I've been around...mostly posting on a thread in the sexual issues forum and otherwise starting trouble with folks on the bb.
h called a bit ago...was supposed to be home @ 1 but now wont be home til @ 4...sounded dissapointed when he inquired if I had class tonight..don't get excited...it's simply because he's got some stuff to do outside and if I'm not here he will have to stop by 6:30 and be inside for the kiddos (dd wont go outside and goes to sleep by 7) I could walk into a dream world and fool myself into thinking he may have wanted me to be here to spend time with but I know what's real and what isn't.

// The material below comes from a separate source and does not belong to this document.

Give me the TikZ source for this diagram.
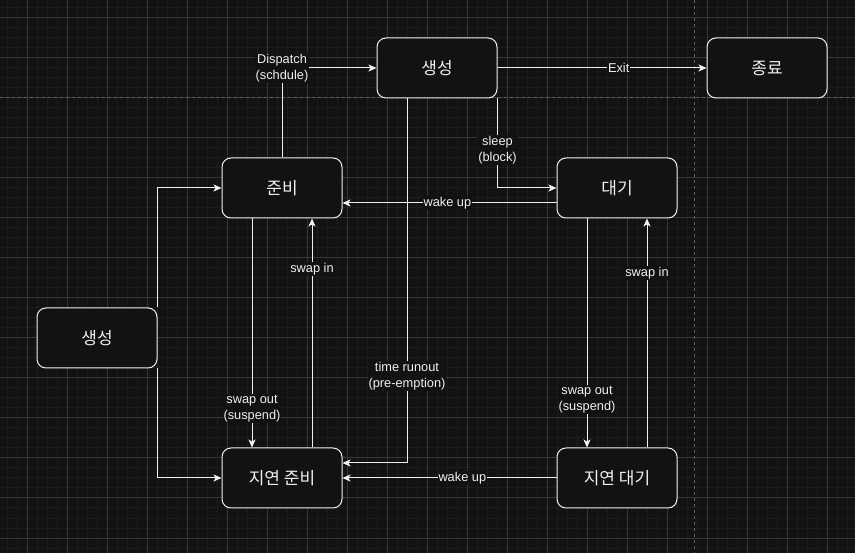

h has been falling asleep on the couches for a few months now (something he did during his a) and rarely makes it up to bed in the middle of the night.
I haven't bothered to post much here cause there doesn't seem to be much of a point.
I pretty much annoy the crap out of anyone that does try to help.
I know the problems in my marriage are not unique...the thing that seems unique is that they began long before we were married so alot of the solutions people offer up just don't cut through the muck.
my m is what it is...I have a few choices...
1. accept it for what it is and do the best I can to keep myself happy and at all costs avoid complaining and/or having an a to get that intimacy I crave
2. try (yet again) to address the "issues" with h and hope that something changes
3. give up and be misserable
4. wait it out a while and make the best of it and then if nothing changes give up.